## DIRECTIONS FOR THIS TASK
Reproduce the listing exactly, with no pictures in your copy.

## DATASET EXCERPT
______

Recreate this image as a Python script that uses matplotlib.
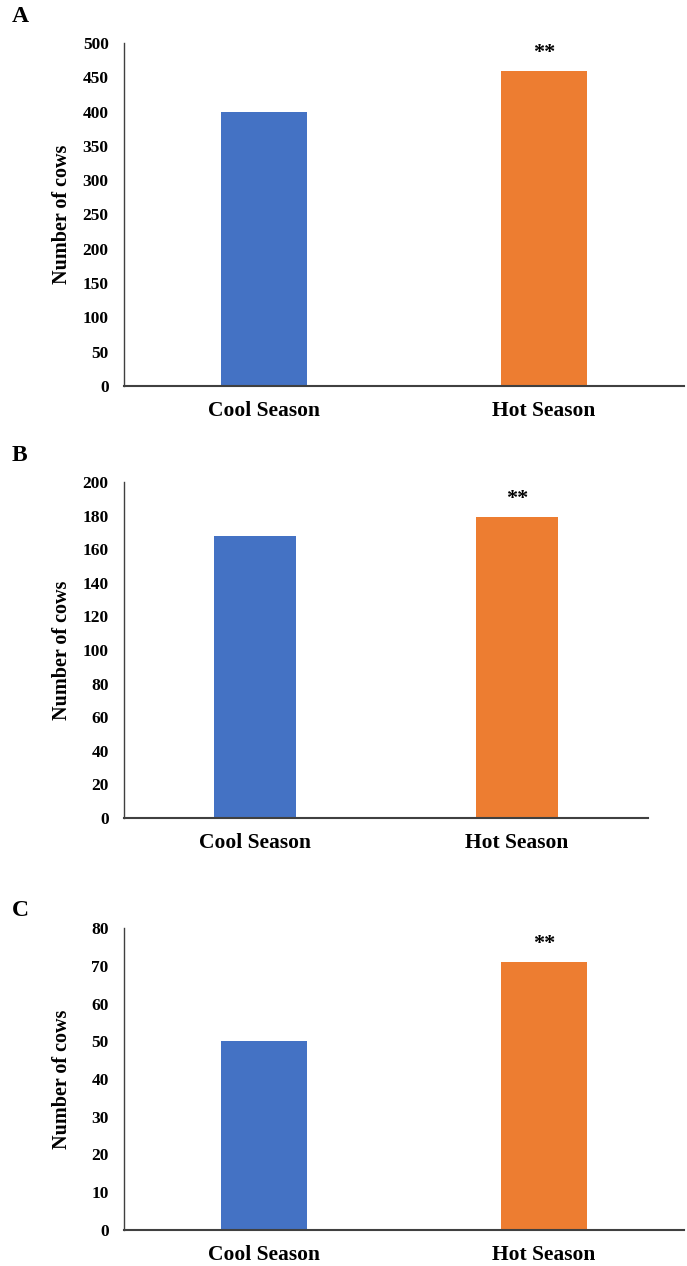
import matplotlib.pyplot as plt

plt.rcParams['font.family'] = 'Liberation Serif'
plt.rcParams['font.weight'] = 'bold'

seasons = ['Cool Season', 'Hot Season']
panel_letters = ['A', 'B', 'C']
values_a = [399, 459]
values_b = [168, 179]
values_c = [50, 71]
ymax = [500, 200, 80]
ystep = [50, 20, 10]
signif = ['**', '**', '**']

colors = ['#4472C4', '#ED7D31']
W, H = 687, 1266

fig = plt.figure(figsize=(W / 100, H / 100), dpi=100)

# axes boxes in pixels: left, right, top, bottom
boxes = [(124, 684, 43, 386), (124, 648, 482, 818), (124, 684, 928, 1230)]
letter_y = [17, 456, 910]

for i, vals in enumerate([values_a, values_b, values_c]):
    l, r, t, b = boxes[i]
    ax = fig.add_axes([l / W, 1 - b / H, (r - l) / W, (b - t) / H])
    x = range(len(seasons))
    bars = ax.bar(x, vals, width=0.31, color=colors, zorder=2)
    ax.set_xlim(-0.5, 1.5)
    ax.set_ylim(0, ymax[i])
    ax.set_yticks(range(0, ymax[i] + 1, ystep[i]))
    ax.set_xticks(list(x))
    ax.set_xticklabels(seasons, fontsize=15.5, fontweight='bold')
    for lab in ax.get_yticklabels():
        lab.set_fontsize(12.5)
        lab.set_fontweight('bold')
    ax.tick_params(axis='y', length=0, pad=11)
    ax.tick_params(axis='x', length=0, pad=11)
    for s in ['top', 'right']:
        ax.spines[s].set_visible(False)
    ax.spines['left'].set_color('#404040')
    ax.spines['left'].set_linewidth(1.0)
    ax.spines['bottom'].set_color('#404040')
    ax.spines['bottom'].set_linewidth(1.5)
    ax.set_ylabel('Number of cows', fontsize=14.5, fontweight='bold')
    ax.yaxis.set_label_coords(-(l - 72) / (r - l), 0.5)

    hot = bars[1]
    ax.annotate(signif[i], xy=(hot.get_x() + hot.get_width() / 2, hot.get_height()),
                xytext=(0, 6), textcoords='offset points',
                ha='center', va='bottom', fontsize=16, fontweight='bold')

    fig.text(12 / W, 1 - letter_y[i] / H, panel_letters[i], fontsize=17,
             fontweight='bold', ha='left', va='center')

fig.savefig('out.png', dpi=100)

______

## FINISHED EXERCISE
Recreate this image as a Python script that uses matplotlib.
import matplotlib.pyplot as plt

plt.rcParams['font.family'] = 'Liberation Serif'
plt.rcParams['font.weight'] = 'bold'

seasons = ['Cool Season', 'Hot Season']
panel_letters = ['A', 'B', 'C']
values_a = [399, 459]
values_b = [168, 179]
values_c = [50, 71]
ymax = [500, 200, 80]
ystep = [50, 20, 10]
signif = ['**', '**', '**']

colors = ['#4472C4', '#ED7D31']
W, H = 687, 1266

fig = plt.figure(figsize=(W / 100, H / 100), dpi=100)

# axes boxes in pixels: left, right, top, bottom
boxes = [(124, 684, 43, 386), (124, 648, 482, 818), (124, 684, 928, 1230)]
letter_y = [17, 456, 910]

for i, vals in enumerate([values_a, values_b, values_c]):
    l, r, t, b = boxes[i]
    ax = fig.add_axes([l / W, 1 - b / H, (r - l) / W, (b - t) / H])
    x = range(len(seasons))
    bars = ax.bar(x, vals, width=0.31, color=colors, zorder=2)
    ax.set_xlim(-0.5, 1.5)
    ax.set_ylim(0, ymax[i])
    ax.set_yticks(range(0, ymax[i] + 1, ystep[i]))
    ax.set_xticks(list(x))
    ax.set_xticklabels(seasons, fontsize=15.5, fontweight='bold')
    for lab in ax.get_yticklabels():
        lab.set_fontsize(12.5)
        lab.set_fontweight('bold')
    ax.tick_params(axis='y', length=0, pad=11)
    ax.tick_params(axis='x', length=0, pad=11)
    for s in ['top', 'right']:
        ax.spines[s].set_visible(False)
    ax.spines['left'].set_color('#404040')
    ax.spines['left'].set_linewidth(1.0)
    ax.spines['bottom'].set_color('#404040')
    ax.spines['bottom'].set_linewidth(1.5)
    ax.set_ylabel('Number of cows', fontsize=14.5, fontweight='bold')
    ax.yaxis.set_label_coords(-(l - 72) / (r - l), 0.5)

    hot = bars[1]
    ax.annotate(signif[i], xy=(hot.get_x() + hot.get_width() / 2, hot.get_height()),
                xytext=(0, 6), textcoords='offset points',
                ha='center', va='bottom', fontsize=16, fontweight='bold')

    fig.text(12 / W, 1 - letter_y[i] / H, panel_letters[i], fontsize=17,
             fontweight='bold', ha='left', va='center')

fig.savefig('out.png', dpi=100)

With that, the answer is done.